=== Source material ===
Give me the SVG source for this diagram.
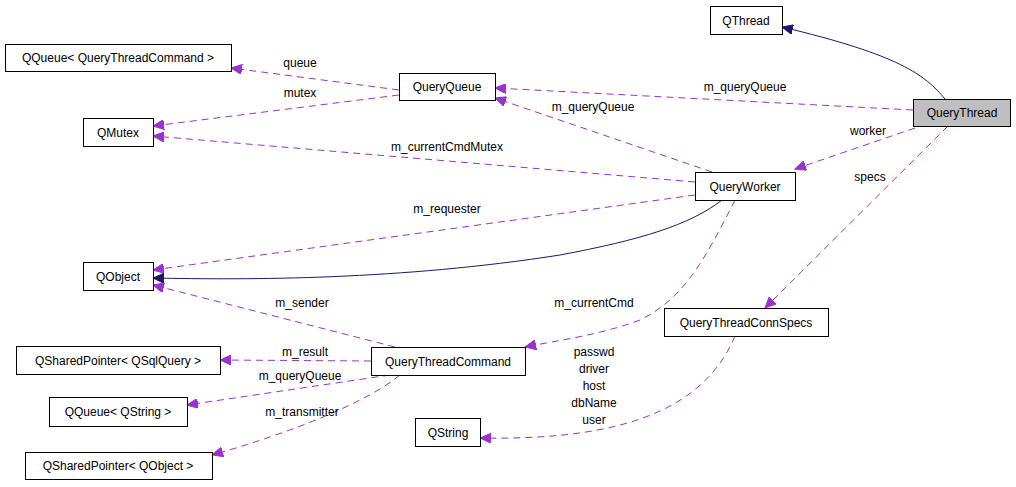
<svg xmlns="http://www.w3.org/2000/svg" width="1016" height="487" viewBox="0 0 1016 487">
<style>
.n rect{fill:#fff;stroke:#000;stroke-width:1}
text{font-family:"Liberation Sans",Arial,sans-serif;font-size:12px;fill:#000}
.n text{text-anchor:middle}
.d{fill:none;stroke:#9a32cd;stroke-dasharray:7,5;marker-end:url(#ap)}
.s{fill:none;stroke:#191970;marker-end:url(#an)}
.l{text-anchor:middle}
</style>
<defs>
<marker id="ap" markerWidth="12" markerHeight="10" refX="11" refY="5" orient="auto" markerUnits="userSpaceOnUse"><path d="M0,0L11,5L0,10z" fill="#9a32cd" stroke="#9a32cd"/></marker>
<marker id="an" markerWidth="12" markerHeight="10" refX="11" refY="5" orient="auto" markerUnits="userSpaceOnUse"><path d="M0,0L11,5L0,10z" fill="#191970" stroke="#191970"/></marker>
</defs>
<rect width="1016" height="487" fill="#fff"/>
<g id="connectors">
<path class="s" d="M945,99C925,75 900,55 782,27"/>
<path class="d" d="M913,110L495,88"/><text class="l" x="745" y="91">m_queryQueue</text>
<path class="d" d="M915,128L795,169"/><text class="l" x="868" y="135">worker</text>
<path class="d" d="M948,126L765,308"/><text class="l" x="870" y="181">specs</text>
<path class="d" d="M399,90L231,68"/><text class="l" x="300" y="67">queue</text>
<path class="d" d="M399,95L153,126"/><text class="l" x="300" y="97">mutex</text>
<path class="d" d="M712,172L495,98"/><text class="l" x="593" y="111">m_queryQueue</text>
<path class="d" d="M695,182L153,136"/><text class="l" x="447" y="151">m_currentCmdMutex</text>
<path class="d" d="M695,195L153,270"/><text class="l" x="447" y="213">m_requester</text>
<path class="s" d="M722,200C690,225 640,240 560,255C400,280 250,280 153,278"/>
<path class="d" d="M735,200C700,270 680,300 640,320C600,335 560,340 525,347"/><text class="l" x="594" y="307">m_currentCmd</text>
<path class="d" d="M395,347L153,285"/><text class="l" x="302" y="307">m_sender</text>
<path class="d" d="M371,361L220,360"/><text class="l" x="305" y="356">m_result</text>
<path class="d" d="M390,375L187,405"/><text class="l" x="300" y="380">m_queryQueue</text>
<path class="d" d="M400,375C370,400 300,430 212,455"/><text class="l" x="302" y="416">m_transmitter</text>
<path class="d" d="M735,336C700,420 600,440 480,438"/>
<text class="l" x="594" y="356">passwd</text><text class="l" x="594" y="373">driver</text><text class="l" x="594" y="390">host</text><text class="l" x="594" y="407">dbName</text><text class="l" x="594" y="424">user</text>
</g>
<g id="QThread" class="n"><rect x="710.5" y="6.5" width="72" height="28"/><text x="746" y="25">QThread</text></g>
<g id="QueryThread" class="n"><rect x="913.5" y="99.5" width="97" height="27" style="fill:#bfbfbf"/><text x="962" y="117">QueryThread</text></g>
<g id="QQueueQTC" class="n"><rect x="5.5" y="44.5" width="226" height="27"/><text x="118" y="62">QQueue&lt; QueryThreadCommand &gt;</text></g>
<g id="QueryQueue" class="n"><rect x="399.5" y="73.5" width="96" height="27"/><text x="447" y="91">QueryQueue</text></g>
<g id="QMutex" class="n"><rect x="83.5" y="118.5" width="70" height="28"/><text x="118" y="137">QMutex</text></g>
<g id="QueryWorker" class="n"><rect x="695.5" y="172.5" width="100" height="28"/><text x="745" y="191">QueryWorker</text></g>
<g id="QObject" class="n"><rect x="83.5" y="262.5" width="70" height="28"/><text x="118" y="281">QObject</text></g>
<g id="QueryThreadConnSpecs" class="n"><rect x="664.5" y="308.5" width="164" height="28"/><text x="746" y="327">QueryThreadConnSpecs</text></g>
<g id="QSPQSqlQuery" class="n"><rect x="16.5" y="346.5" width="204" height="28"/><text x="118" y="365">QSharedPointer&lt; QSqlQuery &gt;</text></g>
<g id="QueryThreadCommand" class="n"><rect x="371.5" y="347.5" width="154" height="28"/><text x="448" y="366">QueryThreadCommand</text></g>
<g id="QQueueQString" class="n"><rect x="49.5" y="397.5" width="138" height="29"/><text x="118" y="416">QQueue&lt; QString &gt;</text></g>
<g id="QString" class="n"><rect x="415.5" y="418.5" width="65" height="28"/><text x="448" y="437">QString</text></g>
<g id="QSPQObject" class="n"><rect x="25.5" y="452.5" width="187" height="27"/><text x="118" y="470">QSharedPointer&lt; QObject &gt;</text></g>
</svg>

=== Objective ===
The material above must be printed exactly, with its pictures left out.

=== Answer to this exercise ===
Give me the SVG source for this diagram.
<svg xmlns="http://www.w3.org/2000/svg" width="1016" height="487" viewBox="0 0 1016 487">
<style>
.n rect{fill:#fff;stroke:#000;stroke-width:1}
text{font-family:"Liberation Sans",Arial,sans-serif;font-size:12px;fill:#000}
.n text{text-anchor:middle}
.d{fill:none;stroke:#9a32cd;stroke-dasharray:7,5;marker-end:url(#ap)}
.s{fill:none;stroke:#191970;marker-end:url(#an)}
.l{text-anchor:middle}
</style>
<defs>
<marker id="ap" markerWidth="12" markerHeight="10" refX="11" refY="5" orient="auto" markerUnits="userSpaceOnUse"><path d="M0,0L11,5L0,10z" fill="#9a32cd" stroke="#9a32cd"/></marker>
<marker id="an" markerWidth="12" markerHeight="10" refX="11" refY="5" orient="auto" markerUnits="userSpaceOnUse"><path d="M0,0L11,5L0,10z" fill="#191970" stroke="#191970"/></marker>
</defs>
<rect width="1016" height="487" fill="#fff"/>
<g id="connectors">
<path class="s" d="M945,99C925,75 900,55 782,27"/>
<path class="d" d="M913,110L495,88"/><text class="l" x="745" y="91">m_queryQueue</text>
<path class="d" d="M915,128L795,169"/><text class="l" x="868" y="135">worker</text>
<path class="d" d="M948,126L765,308"/><text class="l" x="870" y="181">specs</text>
<path class="d" d="M399,90L231,68"/><text class="l" x="300" y="67">queue</text>
<path class="d" d="M399,95L153,126"/><text class="l" x="300" y="97">mutex</text>
<path class="d" d="M712,172L495,98"/><text class="l" x="593" y="111">m_queryQueue</text>
<path class="d" d="M695,182L153,136"/><text class="l" x="447" y="151">m_currentCmdMutex</text>
<path class="d" d="M695,195L153,270"/><text class="l" x="447" y="213">m_requester</text>
<path class="s" d="M722,200C690,225 640,240 560,255C400,280 250,280 153,278"/>
<path class="d" d="M735,200C700,270 680,300 640,320C600,335 560,340 525,347"/><text class="l" x="594" y="307">m_currentCmd</text>
<path class="d" d="M395,347L153,285"/><text class="l" x="302" y="307">m_sender</text>
<path class="d" d="M371,361L220,360"/><text class="l" x="305" y="356">m_result</text>
<path class="d" d="M390,375L187,405"/><text class="l" x="300" y="380">m_queryQueue</text>
<path class="d" d="M400,375C370,400 300,430 212,455"/><text class="l" x="302" y="416">m_transmitter</text>
<path class="d" d="M735,336C700,420 600,440 480,438"/>
<text class="l" x="594" y="356">passwd</text><text class="l" x="594" y="373">driver</text><text class="l" x="594" y="390">host</text><text class="l" x="594" y="407">dbName</text><text class="l" x="594" y="424">user</text>
</g>
<g id="QThread" class="n"><rect x="710.5" y="6.5" width="72" height="28"/><text x="746" y="25">QThread</text></g>
<g id="QueryThread" class="n"><rect x="913.5" y="99.5" width="97" height="27" style="fill:#bfbfbf"/><text x="962" y="117">QueryThread</text></g>
<g id="QQueueQTC" class="n"><rect x="5.5" y="44.5" width="226" height="27"/><text x="118" y="62">QQueue&lt; QueryThreadCommand &gt;</text></g>
<g id="QueryQueue" class="n"><rect x="399.5" y="73.5" width="96" height="27"/><text x="447" y="91">QueryQueue</text></g>
<g id="QMutex" class="n"><rect x="83.5" y="118.5" width="70" height="28"/><text x="118" y="137">QMutex</text></g>
<g id="QueryWorker" class="n"><rect x="695.5" y="172.5" width="100" height="28"/><text x="745" y="191">QueryWorker</text></g>
<g id="QObject" class="n"><rect x="83.5" y="262.5" width="70" height="28"/><text x="118" y="281">QObject</text></g>
<g id="QueryThreadConnSpecs" class="n"><rect x="664.5" y="308.5" width="164" height="28"/><text x="746" y="327">QueryThreadConnSpecs</text></g>
<g id="QSPQSqlQuery" class="n"><rect x="16.5" y="346.5" width="204" height="28"/><text x="118" y="365">QSharedPointer&lt; QSqlQuery &gt;</text></g>
<g id="QueryThreadCommand" class="n"><rect x="371.5" y="347.5" width="154" height="28"/><text x="448" y="366">QueryThreadCommand</text></g>
<g id="QQueueQString" class="n"><rect x="49.5" y="397.5" width="138" height="29"/><text x="118" y="416">QQueue&lt; QString &gt;</text></g>
<g id="QString" class="n"><rect x="415.5" y="418.5" width="65" height="28"/><text x="448" y="437">QString</text></g>
<g id="QSPQObject" class="n"><rect x="25.5" y="452.5" width="187" height="27"/><text x="118" y="470">QSharedPointer&lt; QObject &gt;</text></g>
</svg>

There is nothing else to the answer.